--- Begin Data excerpts ---

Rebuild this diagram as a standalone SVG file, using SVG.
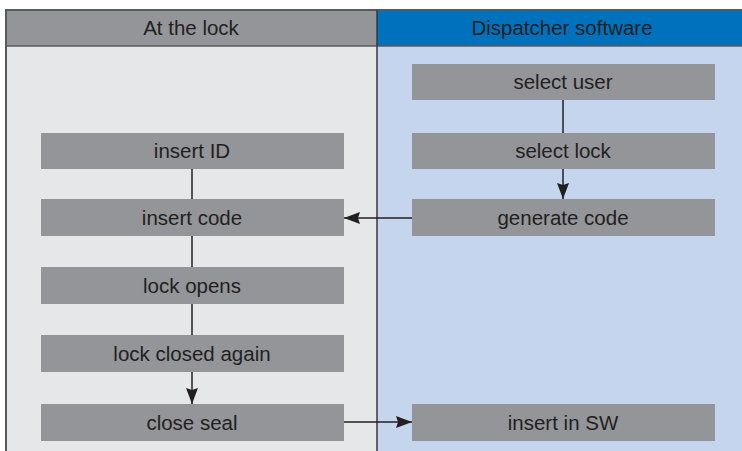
<svg xmlns="http://www.w3.org/2000/svg" width="742" height="451" viewBox="0 0 742 451">
  <defs>
    <marker id="arrow" viewBox="0 0 16 12" refX="16" refY="6" markerWidth="16" markerHeight="12" markerUnits="userSpaceOnUse" orient="auto">
      <path d="M0,0 L16,6 L0,12 L2,6 Z" fill="#231f20"/>
    </marker>
  </defs>
  <style>
    .box { fill: #939598; }
    .label { font-family: "Liberation Sans", Arial, sans-serif; font-size: 20.5px; fill: #231f20; text-anchor: middle; }
    .head { font-family: "Liberation Sans", Arial, sans-serif; font-size: 20.5px; fill: #231f20; text-anchor: middle; }
    .link { stroke: #231f20; stroke-width: 1.5; fill: none; }
  </style>

  <rect width="742" height="451" fill="#ffffff"/>

  <!-- swimlane backgrounds -->
  <g id="lanes">
    <rect x="6" y="46" width="371" height="405" fill="#e6e7e8"/>
    <rect x="377" y="46" width="365" height="405" fill="#c5d5ee"/>
    <rect x="6" y="10" width="371" height="36" fill="#939598"/>
    <rect x="377" y="10" width="365" height="36" fill="#0071bc"/>
    <path d="M6,451 V10 H742" stroke="#58595b" stroke-width="2" fill="none"/>
    <line x1="6" y1="46" x2="742" y2="46" stroke="#58595b" stroke-width="1.5"/>
    <line x1="377" y1="10" x2="377" y2="451" stroke="#3a3a3c" stroke-width="1.5"/>
    <text class="head" x="191" y="35">At the lock</text>
    <text class="head" x="562" y="35">Dispatcher software</text>
  </g>

  <!-- connectors -->
  <g id="connectors">
    <line class="link" x1="563" y1="100" x2="563" y2="133"/>
    <line class="link" x1="563" y1="168" x2="563" y2="199" marker-end="url(#arrow)"/>
    <line class="link" x1="412" y1="218" x2="344" y2="218" marker-end="url(#arrow)"/>
    <line class="link" x1="192" y1="168" x2="192" y2="199"/>
    <line class="link" x1="192" y1="236" x2="192" y2="267"/>
    <line class="link" x1="192" y1="304" x2="192" y2="335"/>
    <line class="link" x1="192" y1="372" x2="192" y2="404" marker-end="url(#arrow)"/>
    <line class="link" x1="344" y1="422" x2="412" y2="422" marker-end="url(#arrow)"/>
  </g>

  <!-- left lane nodes -->
  <g id="insert-id">
    <rect class="box" x="41" y="133" width="303" height="36"/>
    <text class="label" x="192" y="158">insert ID</text>
  </g>
  <g id="insert-code">
    <rect class="box" x="41" y="199" width="303" height="37"/>
    <text class="label" x="192" y="225">insert code</text>
  </g>
  <g id="lock-opens">
    <rect class="box" x="41" y="267" width="303" height="37"/>
    <text class="label" x="192" y="293">lock opens</text>
  </g>
  <g id="lock-closed-again">
    <rect class="box" x="41" y="335" width="303" height="37"/>
    <text class="label" x="192" y="361">lock closed again</text>
  </g>
  <g id="close-seal">
    <rect class="box" x="41" y="404" width="303" height="37"/>
    <text class="label" x="192" y="430">close seal</text>
  </g>

  <!-- right lane nodes -->
  <g id="select-user">
    <rect class="box" x="412" y="64" width="303" height="36"/>
    <text class="label" x="563" y="89">select user</text>
  </g>
  <g id="select-lock">
    <rect class="box" x="412" y="133" width="303" height="36"/>
    <text class="label" x="563" y="158">select lock</text>
  </g>
  <g id="generate-code">
    <rect class="box" x="412" y="199" width="303" height="37"/>
    <text class="label" x="563" y="225">generate code</text>
  </g>
  <g id="insert-in-sw">
    <rect class="box" x="412" y="404" width="303" height="37"/>
    <text class="label" x="563" y="430">insert in SW</text>
  </g>
</svg>
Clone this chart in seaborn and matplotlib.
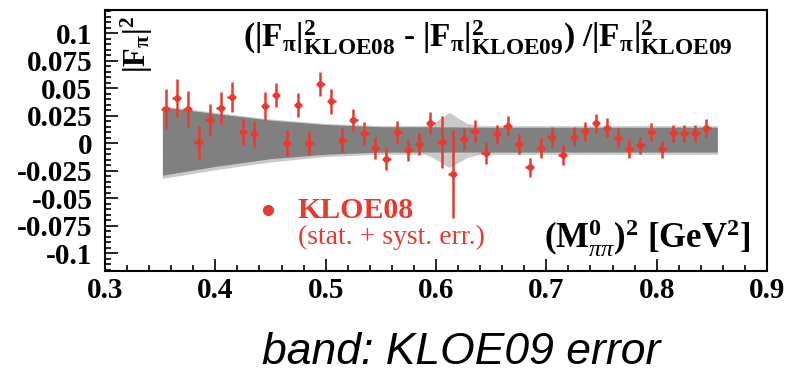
import numpy as np
import pandas as pd

import matplotlib
matplotlib.use("Agg")
import matplotlib.pyplot as plt
from matplotlib.ticker import FixedLocator, MultipleLocator
import seaborn as sns

# KLOE08 points: relative difference to KLOE09
mass2 = [0.355, 0.365, 0.375, 0.385, 0.395, 0.405, 0.415, 0.425, 0.435, 0.445,
         0.455, 0.465, 0.475, 0.485, 0.495, 0.505, 0.515, 0.525, 0.535, 0.545,
         0.555, 0.565, 0.575, 0.585, 0.595, 0.605, 0.615, 0.625, 0.635, 0.645,
         0.655, 0.665, 0.675, 0.685, 0.695, 0.705, 0.715, 0.725, 0.735, 0.745,
         0.755, 0.765, 0.775, 0.785, 0.795, 0.805, 0.815, 0.825, 0.835, 0.845]
rel_diff = [0.031, 0.041, 0.031, 0.001, 0.021, 0.032, 0.042, 0.010, 0.008, 0.034,
            0.044, 0.000, 0.035, 0.000, 0.054, 0.038, 0.003, 0.021, 0.009, -0.004,
            -0.0145, 0.010, -0.006, -0.001, 0.0185, 0.001, -0.028, 0.004, 0.011, -0.009,
            0.008, 0.016, -0.001, -0.022, -0.004, 0.006, -0.011, 0.006, 0.011, 0.018,
            0.014, 0.005, -0.005, -0.002, 0.010, -0.0055, 0.009, 0.009, 0.009, 0.014]
rel_err = [0.018, 0.017, 0.016, 0.015, 0.0145, 0.0145, 0.014, 0.012, 0.012, 0.0125,
           0.011, 0.012, 0.011, 0.011, 0.011, 0.011, 0.011, 0.010, 0.0105, 0.010,
           0.010, 0.010, 0.010, 0.010, 0.010, 0.0235, 0.040, 0.010, 0.010, 0.010,
           0.009, 0.009, 0.009, 0.009, 0.009, 0.009, 0.009, 0.0085, 0.0085, 0.0085,
           0.0085, 0.0085, 0.008, 0.008, 0.008, 0.008, 0.008, 0.008, 0.008, 0.008]
bin_half = 0.004

# KLOE09 error band (dark) and outer band (light)
band_x = [0.352, 0.40, 0.45, 0.50, 0.55, 0.60, 0.65, 0.70, 0.75, 0.80, 0.855]
band_hi = [0.033, 0.027, 0.021, 0.017, 0.015, 0.015, 0.0145, 0.0145, 0.0145, 0.0145, 0.0145]
band_lo = [-0.029, -0.021, -0.014, -0.010, -0.008, -0.008, -0.008, -0.008, -0.008, -0.008, -0.008]

outer_x = [0.352, 0.40, 0.45, 0.50, 0.55, 0.59, 0.597, 0.612, 0.628, 0.64, 0.70, 0.75, 0.80, 0.855]
outer_hi = [0.034, 0.028, 0.022, 0.018, 0.016, 0.016, 0.018, 0.028, 0.018, 0.016, 0.016, 0.016, 0.016, 0.016]
outer_lo = [-0.032, -0.024, -0.017, -0.012, -0.010, -0.010, -0.013, -0.022, -0.013, -0.010, -0.010, -0.010, -0.010, -0.010]

x_ticks = [0.3, 0.4, 0.5, 0.6, 0.7, 0.8, 0.9]
x_labels = ["0.3", "0.4", "0.5", "0.6", "0.7", "0.8", "0.9"]
y_ticks = [0.1, 0.075, 0.05, 0.025, 0.0, -0.025, -0.05, -0.075, -0.1]
y_labels = ["0.1", "0.075", "0.05", "0.025", "0", "-0.025", "-0.05", "-0.075", "-0.1"]

RED = "#ea3a2e"

sns.set_theme(style="ticks")
plt.rcParams["font.family"] = ["Liberation Serif", "DejaVu Serif"]
plt.rcParams["mathtext.fontset"] = "custom"
plt.rcParams["mathtext.rm"] = "Liberation Serif"
plt.rcParams["mathtext.it"] = "Liberation Serif:italic"
plt.rcParams["mathtext.bf"] = "Liberation Serif:bold"
plt.rcParams["text.color"] = "black"
plt.rcParams["xtick.color"] = "black"
plt.rcParams["ytick.color"] = "black"

df = pd.DataFrame({"m2": mass2, "d": rel_diff, "e": rel_err})

fig = plt.figure(figsize=(7.86, 3.78), dpi=100)
ax = fig.add_axes([105 / 786, 1 - 271 / 378, 662 / 786, 261 / 378])

ax.fill_between(outer_x, outer_lo, outer_hi, color="#c9c9c9", lw=0, zorder=1)
ax.fill_between(band_x, band_lo, band_hi, color="#808080", lw=0, zorder=2)

ax.errorbar(df["m2"], df["d"], yerr=df["e"], xerr=bin_half, fmt="none",
            ecolor=RED, elinewidth=1.8, capsize=0, zorder=3)
sns.scatterplot(data=df, x="m2", y="d", color=RED, s=24, edgecolor=RED,
                linewidth=0, ax=ax, zorder=4)

ax.set_xlim(0.3, 0.9)
ax.set_ylim(-0.116, 0.121)
ax.xaxis.set_major_locator(FixedLocator(x_ticks))
ax.set_xticklabels(x_labels)
ax.xaxis.set_minor_locator(MultipleLocator(0.02))
ax.yaxis.set_major_locator(FixedLocator(y_ticks))
ax.set_yticklabels(y_labels)
ax.yaxis.set_minor_locator(MultipleLocator(0.005))
ax.set_xlabel("")
ax.set_ylabel("")

for lab in ax.get_xticklabels() + ax.get_yticklabels():
    lab.set_fontweight("bold")
    lab.set_fontsize(21)
    lab.set_color("black")
ax.tick_params(which="both", direction="in", color="black", width=1.2,
               top=False, right=False)
ax.tick_params(which="major", length=9)
ax.tick_params(which="minor", length=4.5)
ax.tick_params(axis="y", pad=9)
ax.tick_params(axis="x", pad=4)
for sp in ax.spines.values():
    sp.set_visible(True)
    sp.set_linewidth(1.5)
    sp.set_color("black")

# plain hyphen (U+2010) instead of the mathtext minus sign
ax.text(0.9486, 0.893,
        "$\\mathbf{(|F}_{\\mathbf{\\pi}}\\mathbf{|}^{\\mathbf{2}}_{\\mathbf{KLOE08}}"
        "\\mathbf{\\ \u2010\\ |F}_{\\mathbf{\\pi}}\\mathbf{|}^{\\mathbf{2}}_{\\mathbf{KLOE09}}"
        "\\mathbf{)\\ /|F}_{\\mathbf{\\pi}}\\mathbf{|}^{\\mathbf{2}}_{\\mathbf{KLOE09}}$",
        transform=ax.transAxes, ha="right", va="center", fontsize=24)
ax.text(0.048, 0.975, r"$\mathbf{|F}_{\mathbf{\pi}}\mathbf{|}^{\mathbf{2}}$",
        transform=ax.transAxes, ha="center", va="top", rotation=90, fontsize=22)
ax.text(0.975, 0.045,
        r"$\mathbf{(M}^{\mathbf{0}}_{\pi\pi}\mathbf{)}^{\mathbf{2}}\ \mathbf{[GeV}^{\mathbf{2}}\mathbf{]}$",
        transform=ax.transAxes, ha="right", va="bottom", fontsize=25)

ax.plot([0.246], [0.232], "o", color=RED, ms=7, transform=ax.transAxes,
        clip_on=False)
ax.text(0.2915, 0.232, "KLOE08", transform=ax.transAxes, ha="left",
        va="center", fontsize=21.5, fontweight="bold", color=RED)
ax.text(0.2915, 0.13, "(stat. + syst. err.)", transform=ax.transAxes,
        ha="left", va="center", fontsize=20, color=RED)

fig.text(461 / 786, 1 - 352 / 378, "band: KLOE09 error", ha="center",
         va="center", fontsize=32, style="italic", color="black",
         family=["Liberation Sans", "DejaVu Sans"])

fig.savefig("out.png", dpi=100)
plt.close(fig)
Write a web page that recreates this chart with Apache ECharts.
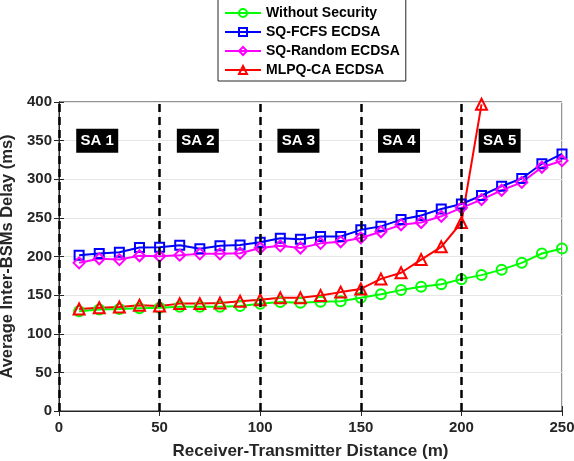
<!DOCTYPE html>
<html><head><meta charset="utf-8">
<script src="https://cdn.jsdelivr.net/npm/echarts@6/dist/echarts.min.js"></script>
<style>html,body{margin:0;padding:0;background:#fff}#c{width:574px;height:461px}</style>
</head><body><div id="c"></div>
<script>
const distances = [10,20,30,40,50,60,70,80,90,100,110,120,130,140,150,160,170,180,190,200,210,220,230,240,250];
const withoutSecurity = [129,131.5,132,133,133.6,135,135,135,136,138.8,141,140,141.4,142,146.5,151,156.5,160.8,164,170.7,175.9,183,191.8,203.9,210.3];
const sqFcfs = [201.7,204,205.6,211.6,212,214.7,210,213.8,215,218.5,223.7,222.4,225.9,225.9,234.5,239,247.8,253,261.6,268,279,291,301,320,332.8];
const sqRandom = [191.8,197,196,201,200.4,201.7,203.4,203.4,204.3,211,213.8,211,217,219,224,232,241,244,252,263,273.7,285.8,296,315.5,324];
const mlpqDist = [10,20,30,40,50,60,70,80,90,100,110,120,130,140,150,160,170,180,190,200,210];
const mlpqCa = [132,133.6,134.5,137,135.8,139,139,139.7,142,144,146.5,146.5,149.6,153.9,158,171,179,196,212.5,244,397];
const saLabels = ['SA 1','SA 2','SA 3','SA 4','SA 5'];
const saX = [19,69,119,169,219];
const saY = [350,350,350,350,350];
const boundaries = [0,50,100,150,200];
const seriesNames = ['Without Security','SQ-FCFS ECDSA','SQ-Random ECDSA','MLPQ-CA ECDSA'];

const font = 'Liberation Sans, Arial, sans-serif';
const axisCol = '#262626';
function pairs(xs, ys){ return xs.map((x,i)=>[x, ys[i]]); }
function lineSeries(name, xs, ys, color, symbol, size){
  return {
    name, type:'line', data: pairs(xs, ys), symbol, symbolSize: size,
    showAllSymbol: true,
    lineStyle:{color, width:2},
    itemStyle:{color:'rgba(255,255,255,0)', borderColor:color, borderWidth:2},
    emphasis:{disabled:true}, animation:false, z:3
  };
}
const chart = echarts.init(document.getElementById('c'), null, {renderer:'canvas'});
const axisCommon = {
  axisLine:{show:true, lineStyle:{color:axisCol, width:1}},
  axisTick:{show:true, inside:true, length:5, lineStyle:{color:axisCol}},
  axisLabel:{color:axisCol, fontFamily:font, fontWeight:'bold', fontSize:15},
};
chart.setOption({
  animation:false,
  backgroundColor:'#fff',
  grid:{left:59, right:12, top:102, bottom:50, show:true, borderColor:axisCol, borderWidth:1, outerBoundsMode:'none', containLabel:false},
  legend:{
    data: seriesNames, orient:'vertical', left:218, top:-2,
    width:185, padding:[8,6,4,6], itemGap:5, itemWidth:36, itemHeight:10,
    backgroundColor:'#fff', borderColor:axisCol, borderWidth:1,
    textStyle:{fontFamily:font, fontWeight:'bold', fontSize:14, color:'#000'},
  },
  xAxis:[{
    type:'value', min:0, max:250, interval:50, ...axisCommon,
    axisLabel:{...axisCommon.axisLabel, margin:9},
    splitLine:{show:true, lineStyle:{color:'#e6e6e6', width:1}},
    name:'Receiver-Transmitter Distance (m)', nameLocation:'middle', nameGap:32,
    nameTextStyle:{fontFamily:font, fontWeight:'bold', fontSize:17, color:axisCol}
  },{
    type:'value', min:0, max:250, interval:50, position:'top',
    axisLine:{show:true, lineStyle:{color:axisCol}}, axisTick:{show:true, inside:true, length:5, lineStyle:{color:axisCol}},
    axisLabel:{show:false}, splitLine:{show:false}
  }],
  yAxis:[{
    type:'value', min:0, max:400, interval:50, ...axisCommon,
    axisLabel:{...axisCommon.axisLabel, margin:7},
    splitLine:{show:true, lineStyle:{color:'#e6e6e6', width:1}},
    name:'Average Inter-BSMs Delay (ms)', nameLocation:'middle', nameGap:41,
    nameTextStyle:{fontFamily:font, fontWeight:'bold', fontSize:16.5, color:axisCol}
  },{
    type:'value', min:0, max:400, interval:50, position:'right',
    axisLine:{show:true, lineStyle:{color:axisCol}}, axisTick:{show:true, inside:true, length:5, lineStyle:{color:axisCol}},
    axisLabel:{show:false}, splitLine:{show:false}
  }],
  series:[
    Object.assign(lineSeries(seriesNames[0], distances, withoutSecurity, '#00ff00', 'circle', 10), {
      markLine:{silent:true, symbol:['none','none'], label:{show:false},
        lineStyle:{color:'#000', type:[8,5], width:2.5},
        data: boundaries.map(b=>({xAxis:b}))}
    }),
    lineSeries(seriesNames[1], distances, sqFcfs, '#0000ff', 'rect', 9),
    lineSeries(seriesNames[2], distances, sqRandom, '#ff00ff', 'diamond', 11),
    lineSeries(seriesNames[3], mlpqDist, mlpqCa, '#ff0000', 'triangle', 11),
    {
      type:'scatter', name:'sa', data: saX.map((x,i)=>({value:[x, saY[i]], label:{formatter:saLabels[i]}})),
      symbol:'rect', symbolSize:[42,24], itemStyle:{color:'#000', opacity:1},
      label:{show:true, position:'inside', color:'#fff', fontFamily:font, fontWeight:'bold', fontSize:15},
      z:5, silent:true
    }
  ]
});
</script></body></html>
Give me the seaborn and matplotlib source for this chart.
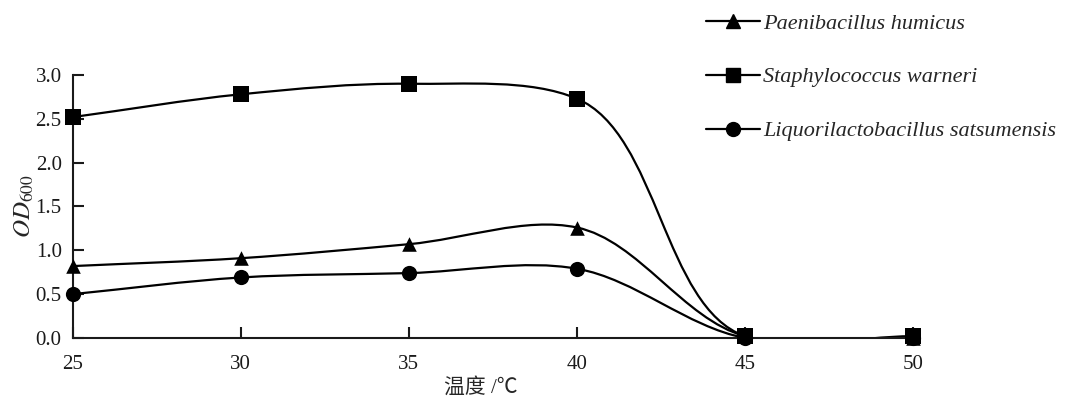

--- End Data excerpts ---

■ **Directions for this task**: Set down exactly the lines above, from the line containing "Clone this chart in seaborn and matplotlib." through the line containing "import seaborn as sns". Skip the pictures.

■ **Task answer**:
Clone this chart in seaborn and matplotlib.
import numpy as np
import pandas as pd

import matplotlib
matplotlib.use("Agg")
import matplotlib.pyplot as plt
from matplotlib.ticker import FixedLocator, MultipleLocator
import seaborn as sns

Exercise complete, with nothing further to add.